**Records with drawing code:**
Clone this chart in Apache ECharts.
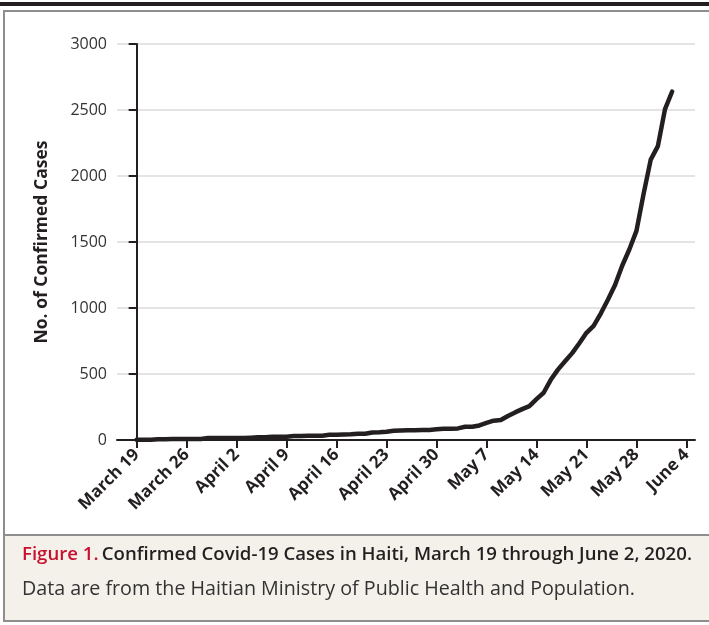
<!DOCTYPE html>
<html>
<head>
<meta charset="utf-8">
<script src="https://cdn.jsdelivr.net/npm/echarts@6/dist/echarts.min.js"></script>
<style>
html,body{margin:0;padding:0;background:#fff;}
#c{width:709px;height:625px;}
</style>
</head>
<body>
<div id="c"></div>
<script>
// Day index 0 = March 19, 2020
const dayIndex = [];
const cases = [
  2, 2, 2, 6, 6, 7, 8, 8, 8, 8,
  15, 15, 15, 15, 16, 16, 18, 21, 21, 24,
  24, 25, 30, 30, 33, 33, 33, 40, 40, 41,
  43, 47, 47, 57, 58, 62, 70, 72, 74, 74,
  76, 76, 81, 85, 85, 88, 100, 101, 110, 129,
  146, 151, 182, 209, 234, 257, 310, 358, 456, 533,
  596, 658, 733, 812, 865, 958, 1063, 1174, 1320, 1443,
  1584, 1865, 2124, 2226, 2507, 2640
];
for (let i = 0; i < cases.length; i++) dayIndex.push(i);

const xTickDays = [0, 7, 14, 21, 28, 35, 42, 49, 56, 63, 70, 77];
const xTickLabels = ['March 19', 'March 26', 'April 2', 'April 9', 'April 16', 'April 23',
                     'April 30', 'May 7', 'May 14', 'May 21', 'May 28', 'June 4'];
const yTicks = [0, 500, 1000, 1500, 2000, 2500, 3000];

const yAxisTitle = 'No. of Confirmed Cases';
const captionLabel = 'Figure 1.';
const captionTitle = 'Confirmed Covid-19 Cases in Haiti, March 19 through June 2, 2020.';
const captionNote = 'Data are from the Haitian Ministry of Public Health and Population.';

const ink = '#231f20';
const font = '"Open Sans", sans-serif';

const chart = echarts.init(document.getElementById('c'), null, {renderer: 'canvas'});
chart.setOption({
  animation: false,
  backgroundColor: '#ffffff',
  grid: {left: 117, right: 14, top: 44, bottom: 185, containLabel: false},
  graphic: [
    {type: 'rect', z: -10, shape: {x: 0, y: 2, width: 709, height: 4}, style: {fill: ink}},
    {type: 'rect', z: -10, shape: {x: 4, y: 11, width: 720, height: 524}, style: {fill: '#ffffff', stroke: '#8e8e8e', lineWidth: 2}},
    {type: 'rect', z: -10, shape: {x: 4, y: 535, width: 720, height: 86}, style: {fill: '#f4f1eb', stroke: '#8e8e8e', lineWidth: 2}},
    {type: 'text', z: 10, x: 22, y: 555, style: {
      text: '{r|' + captionLabel + '} {b|' + captionTitle + '}',
      verticalAlign: 'middle',
      rich: {
        r: {fill: '#c8102e', fontFamily: font, fontWeight: 600, fontSize: 18.6},
        b: {fill: ink, fontFamily: font, fontWeight: 600, fontSize: 18.6}
      }
    }},
    {type: 'text', z: 10, x: 22, y: 589, style: {
      text: captionNote, fill: '#333333', fontFamily: font, fontSize: 19.7, verticalAlign: 'middle'
    }}
  ],
  xAxis: {
    type: 'value',
    min: -2.75,
    max: 78.2,
    axisLine: {show: true, lineStyle: {color: ink, width: 2}},
    axisTick: {show: true, length: 8, lineStyle: {color: ink, width: 2}, customValues: xTickDays},
    axisLabel: {
      customValues: xTickDays,
      rotate: 45,
      margin: 12,
      color: ink,
      fontFamily: font,
      fontWeight: 700,
      fontSize: 17,
      formatter: function (v) {
        const i = xTickDays.indexOf(Math.round(v));
        return i >= 0 ? xTickLabels[i] : '';
      }
    },
    splitLine: {show: false}
  },
  yAxis: {
    type: 'value',
    min: 0,
    max: 3000,
    interval: 500,
    name: yAxisTitle,
    nameLocation: 'middle',
    nameGap: 66,
    nameRotate: 90,
    nameTextStyle: {color: ink, fontFamily: font, fontWeight: 700, fontSize: 17.5},
    axisLine: {show: true, lineStyle: {color: ink, width: 2}},
    axisTick: {show: true, length: 8, lineStyle: {color: ink, width: 2}},
    axisLabel: {
      margin: 10, color: '#333333', fontFamily: font, fontSize: 16,
      customValues: yTicks,
      formatter: function (v) { return String(v); }
    },
    splitLine: {show: true, lineStyle: {color: '#e4e4e4', width: 2}}
  },
  series: [{
    type: 'line',
    data: dayIndex.map((d, i) => [d, cases[i]]),
    showSymbol: false,
    symbol: 'none',
    lineStyle: {color: ink, width: 4.5, cap: 'round', join: 'round'},
    z: 5
  }]
});
</script>
</body>
</html>
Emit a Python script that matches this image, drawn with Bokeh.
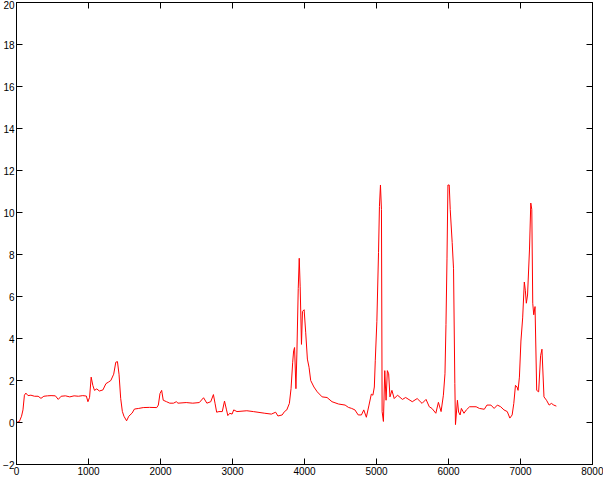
from bokeh.plotting import figure
from bokeh.models import Range1d, FixedTicker, LinearAxis
from bokeh.embed import file_html
from bokeh.resources import INLINE

# ---- data ----
time = [0, 40, 70, 90, 110, 130, 160, 200, 250, 300, 340, 380, 430, 480, 540, 580, 620, 680, 740, 800,
        860, 920, 970, 992, 1015, 1037, 1060, 1083, 1115, 1151, 1200, 1242, 1280, 1310, 1350, 1379, 1402,
        1424, 1447, 1470, 1492, 1529, 1560, 1606, 1638, 1697, 1760, 1848, 1948, 1970, 1993, 2016, 2038,
        2084, 2129, 2180, 2220, 2243, 2357, 2448, 2539, 2598, 2644, 2698, 2735, 2757, 2780, 2812, 2858,
        2889, 2917, 2935, 2962, 2994, 3017, 3062, 3199, 3290, 3449, 3540, 3599, 3631, 3690, 3722, 3754,
        3790, 3813, 3836, 3849, 3862, 3881, 3894, 3913, 3927, 3940, 3958, 3972, 3995, 4017, 4040, 4063,
        4086, 4131, 4177, 4245, 4313, 4382, 4473, 4564, 4610, 4655, 4700, 4746, 4791, 4823, 4859, 4896,
        4928, 4950, 4970, 4983, 5005, 5028, 5041, 5055, 5069, 5078, 5096, 5115, 5133, 5151, 5169, 5187,
        5214, 5246, 5292, 5360, 5405, 5497, 5565, 5633, 5688, 5733, 5770, 5824, 5860, 5897, 5929, 5951,
        5965, 5979, 5992, 6010, 6024, 6051, 6070, 6088, 6097, 6124, 6140, 6161, 6179, 6215, 6248, 6293,
        6384, 6429, 6497, 6534, 6589, 6634, 6679, 6725, 6770, 6816, 6852, 6884, 6907, 6930, 6952, 6966,
        6985, 7006, 7030, 7053, 7067, 7081, 7098, 7125, 7143, 7157, 7170, 7184, 7202, 7225, 7252, 7279,
        7298, 7326, 7361, 7398, 7429, 7462, 7498]
signal = [0.0, 0.05, 0.3, 0.6, 1.3, 1.4, 1.28, 1.3, 1.25, 1.25, 1.15, 1.25, 1.27, 1.28, 1.27, 1.1, 1.25,
          1.27, 1.22, 1.27, 1.25, 1.28, 1.26, 0.99, 1.2, 2.16, 1.77, 1.53, 1.6, 1.5, 1.55, 1.85, 1.93, 2.0,
          2.3, 2.87, 2.9, 2.3, 1.15, 0.53, 0.3, 0.08, 0.3, 0.45, 0.64, 0.67, 0.71, 0.72, 0.71, 0.83, 1.38,
          1.53, 1.06, 0.99, 0.92, 0.92, 0.99, 0.92, 0.95, 0.92, 0.95, 1.18, 0.92, 0.99, 1.33, 0.92, 0.49,
          0.52, 0.52, 1.02, 0.6, 0.33, 0.44, 0.4, 0.6, 0.52, 0.56, 0.52, 0.44, 0.4, 0.49, 0.31, 0.36, 0.52,
          0.6, 0.91, 1.61, 2.87, 3.41, 3.57, 1.61, 3.26, 6.38, 7.82, 6.46, 3.72, 5.29, 5.37, 4.27, 3.02,
          2.63, 2.0, 1.69, 1.46, 1.22, 1.19, 0.99, 0.88, 0.83, 0.72, 0.67, 0.6, 0.36, 0.36, 0.6, 0.25,
          0.83, 1.35, 1.3, 1.69, 2.94, 4.82, 8.1, 10.29, 11.31, 10.14, 0.52, 0.05, 2.47, 1.06, 2.47, 2.32,
          1.22, 1.53, 1.14, 1.3, 1.1, 1.19, 0.99, 1.14, 0.91, 1.1, 0.75, 0.67, 0.44, 0.96, 0.52, 1.3, 2.32,
          4.66, 7.79, 11.31, 11.31, 10.14, 8.57, 7.32, 1.85, -0.1, 1.06, 0.5, 0.36, 0.67, 0.44, 0.6, 0.75,
          0.75, 0.67, 0.63, 0.83, 0.83, 0.67, 0.83, 0.75, 0.6, 0.52, 0.21, 0.36, 0.91, 1.77, 1.69, 1.53,
          2.16, 3.88, 4.98, 6.69, 6.3, 5.68, 6.07, 8.26, 10.45, 10.14, 5.68, 5.13, 5.52, 1.53, 1.46, 3.18,
          3.49, 1.22, 1.06, 0.83, 0.91, 0.83, 0.78]

x_ticks = [0, 1000, 2000, 3000, 4000, 5000, 6000, 7000, 8000]
y_ticks = [-2, 0, 2, 4, 6, 8, 10, 12, 14, 16, 18, 20]
x_limits = (0, 8000)
y_limits = (-2, 20)

FONT = "Liberation Sans"

p = figure(width=603, height=477, output_backend="svg", toolbar_location=None,
           x_range=Range1d(*x_limits), y_range=Range1d(*y_limits),
           min_border_left=0, min_border_right=11, min_border_top=2, min_border_bottom=0)

p.line(time, signal, line_color="#ff0000", line_width=1)

p.xgrid.grid_line_color = None
p.ygrid.grid_line_color = None
p.background_fill_color = "white"
p.border_fill_color = "white"
p.outline_line_color = "black"
p.outline_line_width = 1


def style_axis(ax, ticks, labels=True):
    ax.ticker = FixedTicker(ticks=ticks)
    ax.axis_line_color = "black"
    ax.major_tick_line_color = "black"
    ax.major_tick_in = 6
    ax.major_tick_out = 0
    ax.minor_tick_line_color = None
    ax.major_label_text_font = FONT
    if labels:
        ax.major_label_standoff = 2
        ax.major_label_text_font_size = "10px"
        ax.major_label_text_color = "black"
    else:
        # tick marks only, no labels drawn on this side
        ax.major_label_standoff = 0
        ax.major_label_text_font_size = "1px"
        ax.major_label_text_color = None


style_axis(p.xaxis[0], x_ticks)
style_axis(p.yaxis[0], y_ticks)

top = LinearAxis()
style_axis(top, x_ticks, labels=False)
p.add_layout(top, "above")

right = LinearAxis()
style_axis(right, y_ticks, labels=False)
p.add_layout(right, "right")

open("out.html", "w").write(file_html(p, INLINE))
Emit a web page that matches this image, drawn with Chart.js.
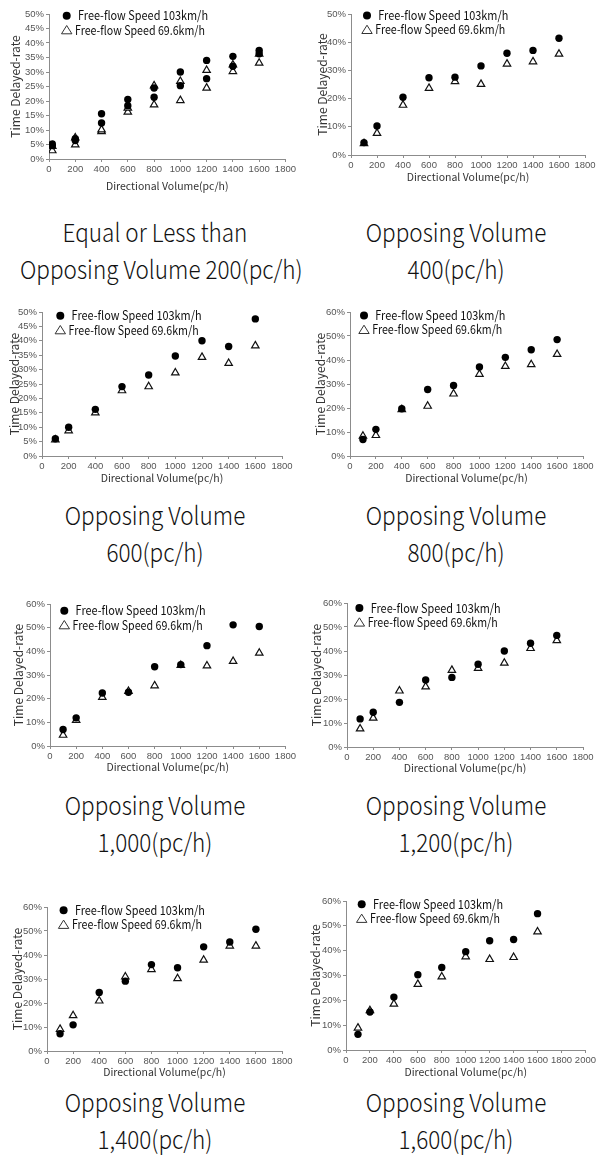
<!DOCTYPE html>
<html lang="en">
<head>
<meta charset="UTF-8">
<title>Time Delayed-rate vs Directional Volume</title>
<script src="https://cdn.jsdelivr.net/npm/chart.js"></script>
<style>
  body { margin: 0; background: #fff; }
  #page { position: relative; width: 598px; height: 1155px; overflow: hidden; background: #fff; }
  #page canvas { position: absolute; }
  .caption {
    position: absolute;
    width: 300px;
    text-align: center;
    font-family: "Noto Sans CJK KR", sans-serif;
    font-weight: 300;
    font-size: 25px;
    line-height: 37px;
    color: #111;
    white-space: nowrap;
    transform: scaleX(0.9);
    transform-origin: 50% 50%;
  }
</style>
</head>
<body>
<div id="page"></div>

<script>
// ---- data (y in %) ----
const volumes = [100, 200, 400, 600, 800, 1000, 1200, 1400, 1600];
const volumesLow = [25, 200, 400, 600, 800, 1000, 1200, 1400, 1600];

const legendLabels = ['Free-flow Speed 103km/h', 'Free-flow Speed 69.6km/h'];
const yTitle = 'Time Delayed-rate';
const xTitle = 'Directional Volume(pc/h)';

// panel 1 has two observations per volume for each speed
const p1Fast1 = [5.2, 7.0, 15.6, 20.5, 24.5, 30.0, 34.0, 35.4, 37.4];
const p1Fast2 = [4.6, 6.4, 12.4, 18.4, 21.3, 25.3, 27.7, 32.0, 36.3];
const p1Slow1 = [2.9, 4.9, 9.5, 16.2, 18.7, 20.2, 24.5, 30.2, 33.1];
const p1Slow2 = [4.4, 7.3, 10.1, 17.6, 25.3, 26.8, 30.6, 32.5, 36.2];

const p2Fast = [4.4, 10.3, 20.5, 27.4, 27.6, 31.6, 36.1, 37.1, 41.4];
const p2Slow = [4.1, 7.7, 17.7, 23.7, 26.1, 25.1, 32.3, 33.1, 35.8];
const p3Fast = [6.0, 10.0, 16.2, 24.1, 28.1, 34.7, 40.0, 38.0, 47.6];
const p3Slow = [5.6, 8.8, 15.0, 22.7, 24.1, 28.9, 34.3, 32.2, 38.3];
const p4Fast = [6.9, 11.1, 19.7, 27.7, 29.4, 37.1, 41.1, 44.3, 48.5];
const p4Slow = [8.3, 8.6, 19.4, 20.8, 25.9, 34.1, 37.4, 38.1, 42.4];
const p5Fast = [7.0, 11.9, 22.4, 22.7, 33.5, 34.4, 42.4, 51.2, 50.5];
const p5Slow = [4.6, 10.9, 20.6, 23.1, 25.5, 34.1, 33.9, 35.8, 39.3];
const p6Fast = [11.7, 14.5, 18.6, 27.9, 29.0, 34.5, 40.0, 43.2, 46.5];
const p6Slow = [7.6, 12.1, 23.4, 25.1, 32.0, 32.8, 35.0, 41.1, 44.4];
const p7Fast = [7.2, 10.9, 24.4, 29.1, 36.0, 34.7, 43.4, 45.4, 50.7];
const p7Slow = [9.1, 14.8, 20.9, 30.9, 34.0, 30.2, 37.9, 43.8, 43.8];
const p8Fast = [6.3, 15.3, 21.3, 30.3, 33.2, 39.6, 44.0, 44.5, 54.9];
const p8Slow = [8.9, 15.9, 18.5, 26.5, 29.5, 37.6, 36.5, 37.3, 47.6];

const captions = [
  ['Equal or Less than', 'Opposing Volume 200(pc/h)'],
  ['Opposing Volume', '400(pc/h)'],
  ['Opposing Volume', '600(pc/h)'],
  ['Opposing Volume', '800(pc/h)'],
  ['Opposing Volume', '1,000(pc/h)'],
  ['Opposing Volume', '1,200(pc/h)'],
  ['Opposing Volume', '1,400(pc/h)'],
  ['Opposing Volume', '1,600(pc/h)']
];

const panelSeries = [
  { fast: [[volumesLow, p1Fast1], [volumesLow, p1Fast2]], slow: [[volumesLow, p1Slow1], [volumesLow, p1Slow2]], yMax: 50, yStep: 5, xMax: 1800 },
  { fast: [[volumes, p2Fast]], slow: [[volumes, p2Slow]], yMax: 50, yStep: 5, xMax: 1800 },
  { fast: [[volumes, p3Fast]], slow: [[volumes, p3Slow]], yMax: 50, yStep: 5, xMax: 1800 },
  { fast: [[volumes, p4Fast]], slow: [[volumes, p4Slow]], yMax: 60, yStep: 10, xMax: 1800 },
  { fast: [[volumes, p5Fast]], slow: [[volumes, p5Slow]], yMax: 60, yStep: 10, xMax: 1800 },
  { fast: [[volumes, p6Fast]], slow: [[volumes, p6Slow]], yMax: 60, yStep: 10, xMax: 1800 },
  { fast: [[volumes, p7Fast]], slow: [[volumes, p7Slow]], yMax: 60, yStep: 10, xMax: 1800 },
  { fast: [[volumes, p8Fast]], slow: [[volumes, p8Slow]], yMax: 60, yStep: 10, xMax: 2000 }
];

// ---- layout (page pixels): plot area [left, right, top, bottom] ----
const layouts = [
  { left: 0,   width: 298, area: [49, 287, 14, 159],   yTitleX: 15,  xTitleY: 186,  leg: [17.7, 1.7], cap: [155, 231] },
  { left: 298, width: 300, area: [351, 585, 14, 155],  yTitleX: 322, xTitleY: 177,  leg: [16, 1.4],   cap: [456, 231] },
  { left: 0,   width: 298, area: [42, 282, 312, 456],  yTitleX: 14,  xTitleY: 478,  leg: [18.3, 3.7], cap: [155, 514] },
  { left: 298, width: 300, area: [350, 583, 312, 456], yTitleX: 320, xTitleY: 478,  leg: [14, 3.4],   cap: [456, 514] },
  { left: 0,   width: 298, area: [50, 287, 604, 746],  yTitleX: 18,  xTitleY: 767,  leg: [14.3, 6.7], cap: [155, 804] },
  { left: 298, width: 300, area: [347, 583, 603, 747], yTitleX: 316, xTitleY: 768,  leg: [12.4, 5],   cap: [456, 804] },
  { left: 0,   width: 298, area: [47, 282, 907, 1051], yTitleX: 17,  xTitleY: 1072, leg: [16.6, 3.3], cap: [155, 1101] },
  { left: 298, width: 300, area: [346, 590, 901, 1050], yTitleX: 315, xTitleY: 1072, leg: [15.7, 3.3], cap: [456, 1101] }
];

const tickFont = { family: '"Liberation Sans Narrow", "Liberation Sans", sans-serif', size: 9.5 };
const yTitleFont = { family: '"Noto Sans CJK KR", sans-serif', size: 12 };
const xTitleFont = { family: '"Noto Sans CJK KR", sans-serif', size: 10.5 };
const axisColor = '#8c8c8c';

const cornerLegend = {
  id: 'cornerLegend',
  afterDatasetsDraw(chart, args, opts) {
    const ctx = chart.ctx;
    const a = chart.chartArea;
    const x = a.left + opts.dx;
    const y = a.top + opts.dy;
    const y2 = y + 14.3;
    ctx.save();
    ctx.fillStyle = '#000';
    ctx.beginPath();
    ctx.arc(x, y, 4, 0, Math.PI * 2);
    ctx.fill();
    ctx.beginPath();
    ctx.moveTo(x, y2 - 4.5);
    ctx.lineTo(x + 5.2, y2 + 3.8);
    ctx.lineTo(x - 5.2, y2 + 3.8);
    ctx.closePath();
    ctx.fillStyle = '#fff';
    ctx.fill();
    ctx.strokeStyle = '#333';
    ctx.lineWidth = 1;
    ctx.stroke();
    ctx.font = '12.5px "Noto Sans CJK KR", sans-serif';
    ctx.fillStyle = '#111';
    ctx.textBaseline = 'middle';
    ctx.fillText(chart.data.datasets[0].label, x + 11.3, y, 130);
    ctx.fillText(chart.data.datasets[1].label, x + 8.3, y2, 130);
    ctx.restore();
  }
};

function toPoints(pairs) {
  const pts = [];
  pairs.forEach(([xs, ys]) => xs.forEach((v, i) => pts.push({ x: v, y: ys[i] })));
  return pts;
}

const page = document.getElementById('page');

layouts.forEach((L, idx) => {
  const s = panelSeries[idx];
  const top = L.area[2] - 12;
  const height = Math.round(L.xTitleY + 10 - top);
  const canvas = document.createElement('canvas');
  canvas.width = L.width;
  canvas.height = height;
  canvas.style.left = L.left + 'px';
  canvas.style.top = top + 'px';
  canvas.style.width = L.width + 'px';
  canvas.style.height = height + 'px';
  page.appendChild(canvas);

  const yLH = yTitleFont.size * 1.2;
  const xLH = xTitleFont.size * 1.2;

  new Chart(canvas.getContext('2d'), {
    type: 'scatter',
    data: {
      datasets: [
        {
          label: legendLabels[0],
          data: toPoints(s.fast),
          pointStyle: 'circle',
          pointRadius: 3.7,
          backgroundColor: '#000',
          borderColor: '#000',
          borderWidth: 0
        },
        {
          label: legendLabels[1],
          data: toPoints(s.slow),
          pointStyle: 'triangle',
          pointRadius: 4.3,
          backgroundColor: '#fff',
          borderColor: '#111',
          borderWidth: 1.2
        }
      ]
    },
    options: {
      responsive: false,
      animation: false,
      devicePixelRatio: 1,
      layout: {
        padding: { top: L.area[2] - top, right: L.left + L.width - L.area[1], bottom: 0, left: 0 }
      },
      plugins: {
        legend: { display: false },
        tooltip: { enabled: false },
        cornerLegend: { dx: L.leg[0], dy: L.leg[1] }
      },
      scales: {
        x: {
          type: 'linear',
          min: 0,
          max: s.xMax,
          afterFit: sc => { sc.height = height - (L.area[3] - top); },
          ticks: { stepSize: 200, autoSkip: false, maxRotation: 0, font: tickFont, color: '#555', padding: 2, callback: v => String(v) },
          grid: { display: true, drawOnChartArea: false, drawTicks: true, tickLength: 3, color: axisColor },
          border: { display: true, color: axisColor, width: 1 },
          title: {
            display: true, text: xTitle, font: xTitleFont, color: '#333',
            padding: { top: 0, bottom: (top + height) - L.xTitleY - xLH / 2 }
          }
        },
        y: {
          min: 0,
          max: s.yMax,
          afterFit: sc => { sc.width = L.area[0] - L.left; },
          ticks: { stepSize: s.yStep, font: tickFont, color: '#555', padding: 2, callback: v => v + '%' },
          grid: { display: true, drawOnChartArea: false, drawTicks: true, tickLength: 3, color: axisColor },
          border: { display: true, color: axisColor, width: 1 },
          title: {
            display: true, text: yTitle, font: yTitleFont, color: '#333',
            padding: { top: L.yTitleX - L.left - yLH / 2, bottom: 0 }
          }
        }
      }
    },
    plugins: [cornerLegend]
  });

  const cap = document.createElement('div');
  cap.className = 'caption';
  cap.style.left = (L.cap[0] - 150) + 'px';
  cap.style.top = (L.cap[1] - 18.5) + 'px';
  cap.innerHTML = captions[idx][0] + '<br>' + captions[idx][1];
  page.appendChild(cap);
});
</script>
</body>
</html>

**EXERCISE:**
Repeat only what runs from the first line of the records above to the line with "const yTicks = [0, 500, 1000, 1500, 2000, 2500, 3000];", both included, word for word, minus the pictures.

**TASK RESULT:**
Clone this chart in Apache ECharts.
<!DOCTYPE html>
<html>
<head>
<meta charset="utf-8">
<script src="https://cdn.jsdelivr.net/npm/echarts@6/dist/echarts.min.js"></script>
<style>
html,body{margin:0;padding:0;background:#fff;}
#c{width:709px;height:625px;}
</style>
</head>
<body>
<div id="c"></div>
<script>
// Day index 0 = March 19, 2020
const dayIndex = [];
const cases = [
  2, 2, 2, 6, 6, 7, 8, 8, 8, 8,
  15, 15, 15, 15, 16, 16, 18, 21, 21, 24,
  24, 25, 30, 30, 33, 33, 33, 40, 40, 41,
  43, 47, 47, 57, 58, 62, 70, 72, 74, 74,
  76, 76, 81, 85, 85, 88, 100, 101, 110, 129,
  146, 151, 182, 209, 234, 257, 310, 358, 456, 533,
  596, 658, 733, 812, 865, 958, 1063, 1174, 1320, 1443,
  1584, 1865, 2124, 2226, 2507, 2640
];
for (let i = 0; i < cases.length; i++) dayIndex.push(i);

const xTickDays = [0, 7, 14, 21, 28, 35, 42, 49, 56, 63, 70, 77];
const xTickLabels = ['March 19', 'March 26', 'April 2', 'April 9', 'April 16', 'April 23',
                     'April 30', 'May 7', 'May 14', 'May 21', 'May 28', 'June 4'];
const yTicks = [0, 500, 1000, 1500, 2000, 2500, 3000];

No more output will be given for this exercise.